Renee eventually sought out our little group and started chatting. She wondered if she should show this film at the convention since it was so different than anything she'd done and it was such a sad piece. She said she still gets emotional every time she sees it. We assured her that we wanted her to show this film, since we love her work as a whole, not just the character of Gabrielle. I asked her how much research she'd done for this role. She said she'd talked to two reservists and related the experience of a woman who'd gone overseas when her baby was an infant and came back after a year, and her own child didn't know her. Incredibly sad.

I thanked Renee for saying that she'd come to the convention in January and how it meant so much to me that she keeps coming to these events. She said she didn't know what she'd do this next year, 'just hang out'. I told her that would be fine! Renee didn't know if she'd do a performance like last year since it was a lot of work and time. She left us with a 'Guess I'll see you in January!' Renee was just plain polite to everyone as I’ve always heard, and I'm sure is still simply amazed by her ardent fan base.
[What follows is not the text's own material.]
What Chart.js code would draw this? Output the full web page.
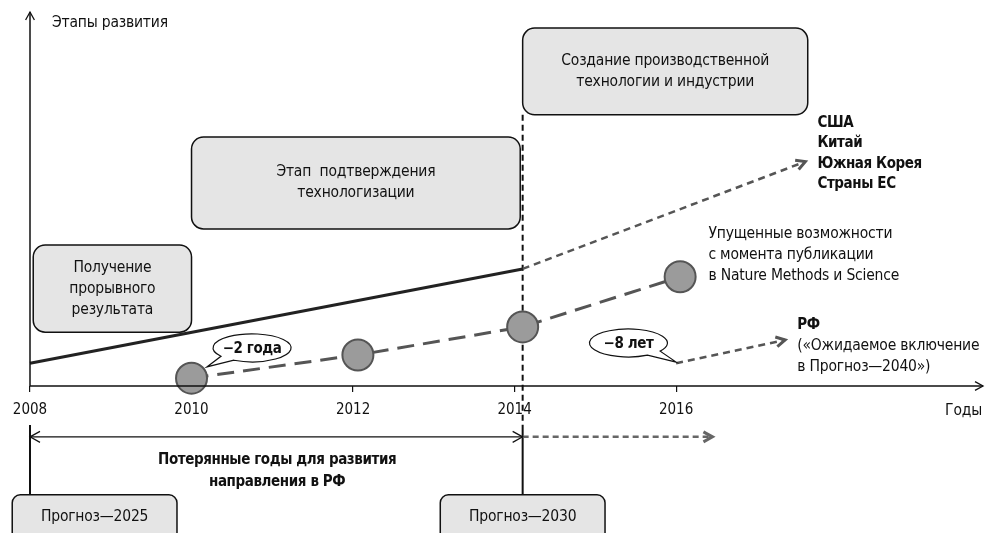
<!DOCTYPE html>
<html lang="ru">
<head>
<meta charset="UTF-8">
<title>Этапы развития</title>
<script src="https://cdn.jsdelivr.net/npm/chart.js"></script>
<style>
  html, body { margin: 0; padding: 0; background: #fff; }
  .wrap { width: 985px; height: 533px; }
</style>
</head>
<body>
<div class="wrap"><canvas id="stages" width="985" height="533"></canvas></div>
<script>
const FONT = '"Liberation Sans Narrow", "DejaVu Sans Condensed", "Roboto Condensed", sans-serif';
const REG = '15.5px ' + FONT;
const BOLD = 'bold 15px ' + FONT;

// data (x = year, y = stage level 0..100)
const tickYears = [2008, 2010, 2012, 2014, 2016];
const leaderYears = [2008, 2014.1];
const leaderLevels = [6.1, 31.3];
const leaderNextYears = [2014.1, 2017.6];
const leaderNextLevels = [31.3, 60];
const rfYears = [2010, 2012.06, 2014.1, 2016.05];
const rfLevels = [2.1, 8.3, 15.8, 29.2];
const rfNextYears = [2016, 2017.35];
const rfNextLevels = [6.1, 12.3];
const lostYears = [2008, 2014.1];
const lostNextYears = [2014.1, 2016.45];
const lostLevel = -13.6;

const zip = (xs, ys) => xs.map((x, i) => ({ x: x, y: ys[i] }));

// boxes and notes, placed in year / level units
const boxes = [
  { x0: 2008.04, x1: 2010.0, y0: 37.7, y1: 14.4, r: 12, lines: ['Получение', 'прорывного', 'результата'] },
  { x0: 2010.0, x1: 2014.07, y0: 66.6, y1: 42, r: 12, lines: ['Этап  подтверждения', 'технологизации'] },
  { x0: 2014.1, x1: 2017.63, y0: 95.7, y1: 72.5, r: 12, lines: ['Создание производственной', 'технологии и индустрии'] },
  { x0: 2007.78, x1: 2009.82, y0: -29.1, y1: -42, r: 8, lines: ['Прогноз—2025'], dy: -2 },
  { x0: 2013.08, x1: 2015.12, y0: -29.1, y1: -42, r: 8, lines: ['Прогноз—2030'], dy: -2 }
];
const callouts = [
  { x: 2010.75, y: 10.2, tipX: 2010.19, tipY: 5.1, label: '−2 года' },
  { x: 2015.41, y: 11.5, tipX: 2016.0, tipY: 6.4, label: '−8 лет' }
];

function chevron(ctx, x, y, angle, size, color, width) {
  ctx.save();
  ctx.translate(x, y);
  ctx.rotate(angle);
  ctx.beginPath();
  ctx.moveTo(-size, -size * 0.55);
  ctx.lineTo(0, 0);
  ctx.lineTo(-size, size * 0.55);
  ctx.setLineDash([]);
  ctx.strokeStyle = color;
  ctx.lineWidth = width;
  ctx.lineJoin = 'miter';
  ctx.stroke();
  ctx.restore();
}

function textLines(ctx, lines, x, y, lh, font, align) {
  ctx.font = font;
  ctx.letterSpacing = font.startsWith('bold') ? '-0.4px' : '-0.2px';
  ctx.fillStyle = '#111';
  ctx.textAlign = align || 'center';
  ctx.textBaseline = 'middle';
  lines.forEach((t, i) => ctx.fillText(t, x, y + i * lh));
  ctx.letterSpacing = '0px';
}

const decor = {
  id: 'decor',
  afterDatasetsDraw(chart) {
    const ctx = chart.ctx;
    const xs = chart.scales.x, ys = chart.scales.y;
    const px = v => xs.getPixelForValue(v);
    const py = v => ys.getPixelForValue(v);
    const area = chart.chartArea;

    // axes with arrows
    ctx.save();
    ctx.strokeStyle = '#111';
    ctx.lineWidth = 1.5;
    ctx.beginPath();
    ctx.moveTo(area.left, area.bottom);
    ctx.lineTo(area.left, area.top);
    ctx.moveTo(area.left, area.bottom);
    ctx.lineTo(area.right, area.bottom);
    ctx.stroke();
    chevron(ctx, area.left, area.top, -Math.PI / 2, 8, '#111', 1.3);
    chevron(ctx, area.right, area.bottom, 0, 8, '#111', 1.3);
    ctx.restore();

    // arrowheads on lines
    chart.data.datasets.forEach((ds, i) => {
      if (!ds.arrow) return;
      const pts = chart.getDatasetMeta(i).data;
      const a = pts[pts.length - 2], b = pts[pts.length - 1];
      const ang = Math.atan2(b.y - a.y, b.x - a.x);
      chevron(ctx, b.x, b.y, ang, ds.arrowSize, ds.borderColor, ds.arrowWidth);
      if (ds.arrow === 'both') {
        chevron(ctx, pts[0].x, pts[0].y, ang + Math.PI, ds.arrowSize, ds.borderColor, ds.arrowWidth);
      }
    });

    // rounded boxes
    boxes.forEach(b => {
      const x0 = px(b.x0), x1 = px(b.x1), y0 = py(b.y0), y1 = py(b.y1);
      ctx.save();
      ctx.beginPath();
      ctx.roundRect(x0, y0, x1 - x0, y1 - y0, b.r);
      ctx.fillStyle = '#e5e5e5';
      ctx.fill();
      ctx.strokeStyle = '#111';
      ctx.lineWidth = 1.5;
      ctx.stroke();
      const n = b.lines.length, lh = 21;
      const cy = (y0 + y1) / 2 - (n - 1) * lh / 2 + (b.dy || 0);
      textLines(ctx, b.lines, (x0 + x1) / 2, cy, lh, REG);
      ctx.restore();
    });

    // speech bubbles
    callouts.forEach(c => {
      const cx = px(c.x), cy = py(c.y), tx = px(c.tipX), ty = py(c.tipY);
      const rx = 39, ry = 14;
      const a = Math.atan2((ty - cy) / ry, (tx - cx) / rx);
      ctx.save();
      ctx.beginPath();
      ctx.ellipse(cx, cy, rx, ry, 0, a + 0.22, a - 0.22 + Math.PI * 2);
      ctx.lineTo(tx, ty);
      ctx.closePath();
      ctx.fillStyle = '#fff';
      ctx.fill();
      ctx.strokeStyle = '#111';
      ctx.lineWidth = 1.2;
      ctx.stroke();
      textLines(ctx, [c.label], cx, cy + 1, 0, BOLD);
      ctx.restore();
    });

    // notes
    ctx.save();
    textLines(ctx, ['Этапы развития'], area.left + 22, 23, 0, REG, 'left');
    textLines(ctx, ['Годы'], 982, 411, 0, REG, 'right');
    textLines(ctx, ['США', 'Китай', 'Южная Корея', 'Страны ЕС'], px(2017.75), py(70.4), 20.5, BOLD, 'left');
    textLines(ctx, ['Упущенные возможности', 'с момента публикации', 'в Nature Methods и Science'], px(2016.4), py(40.6), 21, REG, 'left');
    textLines(ctx, ['РФ'], px(2017.5), py(16.3), 0, BOLD, 'left');
    textLines(ctx, ['(«Ожидаемое включение', 'в Прогноз—2040»)'], px(2017.5), py(10.7), 21, REG, 'left');
    textLines(ctx, ['Потерянные годы для развития', 'направления в РФ'], px(2011.06), py(-19.8), 22, BOLD);
    ctx.restore();
  }
};

Chart.defaults.font.family = FONT;

new Chart(document.getElementById('stages'), {
  type: 'line',
  data: {
    datasets: [
      {
        label: 'Лидеры',
        data: zip(leaderYears, leaderLevels),
        borderColor: '#222', borderWidth: 3, pointRadius: 0
      },
      {
        label: 'Лидеры, прогноз',
        data: zip(leaderNextYears, leaderNextLevels),
        borderColor: '#555', borderWidth: 2.5, borderDash: [7, 5], pointRadius: 0,
        arrow: 'end', arrowSize: 9, arrowWidth: 3
      },
      {
        label: 'РФ',
        data: zip(rfYears, rfLevels),
        borderColor: '#555', borderWidth: 3, borderDash: [17, 9],
        pointRadius: 15.5, pointBackgroundColor: '#9b9b9b', pointBorderColor: '#555', pointBorderWidth: 2
      },
      {
        label: 'РФ, прогноз',
        data: zip(rfNextYears, rfNextLevels),
        borderColor: '#555', borderWidth: 2.5, borderDash: [7, 5], pointRadius: 0,
        arrow: 'end', arrowSize: 9, arrowWidth: 3
      },
      {
        label: 'Граница 2014',
        data: [{ x: lostYears[1], y: 72.5 }, { x: lostYears[1], y: -10.4 }],
        borderColor: '#111', borderWidth: 2, borderDash: [6, 4], pointRadius: 0
      },
      {
        label: 'Потерянные годы',
        data: lostYears.map(x => ({ x: x, y: lostLevel })),
        borderColor: '#111', borderWidth: 1.2, pointRadius: 0,
        arrow: 'both', arrowSize: 10, arrowWidth: 1.2
      },
      {
        label: 'Потерянные годы, далее',
        data: lostNextYears.map(x => ({ x: x, y: lostLevel })),
        borderColor: '#666', borderWidth: 2.5, borderDash: [6, 4], pointRadius: 0,
        arrow: 'end', arrowSize: 9, arrowWidth: 3
      },
      {
        label: 'Прогноз 2025',
        data: [{ x: lostYears[0], y: -10.4 }, { x: lostYears[0], y: -29.1 }],
        borderColor: '#111', borderWidth: 2, pointRadius: 0
      },
      {
        label: 'Прогноз 2030',
        data: [{ x: lostYears[1], y: -10.4 }, { x: lostYears[1], y: -29.1 }],
        borderColor: '#111', borderWidth: 2, pointRadius: 0
      }
    ].map(d => Object.assign({ clip: false, fill: false, tension: 0, borderCapStyle: 'butt' }, d))
  },
  options: {
    responsive: false,
    animation: false,
    devicePixelRatio: 1,
    layout: { autoPadding: false, padding: { left: 30, right: 2, top: 12, bottom: 0 } },
    plugins: { legend: { display: false }, tooltip: { enabled: false } },
    scales: {
      x: {
        type: 'linear',
        min: 2008,
        max: 2019.8,
        afterBuildTicks: s => { s.ticks = tickYears.map(v => ({ value: v })); },
        afterFit: s => { s.height = 147; s.paddingLeft = 0; s.paddingRight = 0; },
        ticks: { color: '#111', font: { size: 15 }, padding: 9, maxRotation: 0, callback: v => String(v) },
        grid: { drawOnChartArea: false, drawTicks: true, tickLength: 6, color: '#111', lineWidth: 1.2 },
        border: { display: false }
      },
      y: { display: false, min: 0, max: 100 }
    }
  },
  plugins: [decor]
});
</script>
</body>
</html>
As our group congregated in the lobby, Renee and Eric walked by us and went out the door and that was that. I still can't believe that Renee made the effort to come up to Northern California, to support this little but powerful film. I doubt that there were more than 15 fans that were there to see the film specifically because of Renee. It was a very laid back and casual atmosphere, with only a few requests for pictures with Renee and the directors and no one asking Renee to sign anything. Just the fact that she had shown up unexpectedly and took the time to talk with us was more than anyone expected. Even the fact that my camera malfunctioned and blurred the picture I had with Renee couldn’t diminish the experience. All in all, the night was a very lovely surprise! I sincerely thank Renee and Eric for their work and dedication to their film.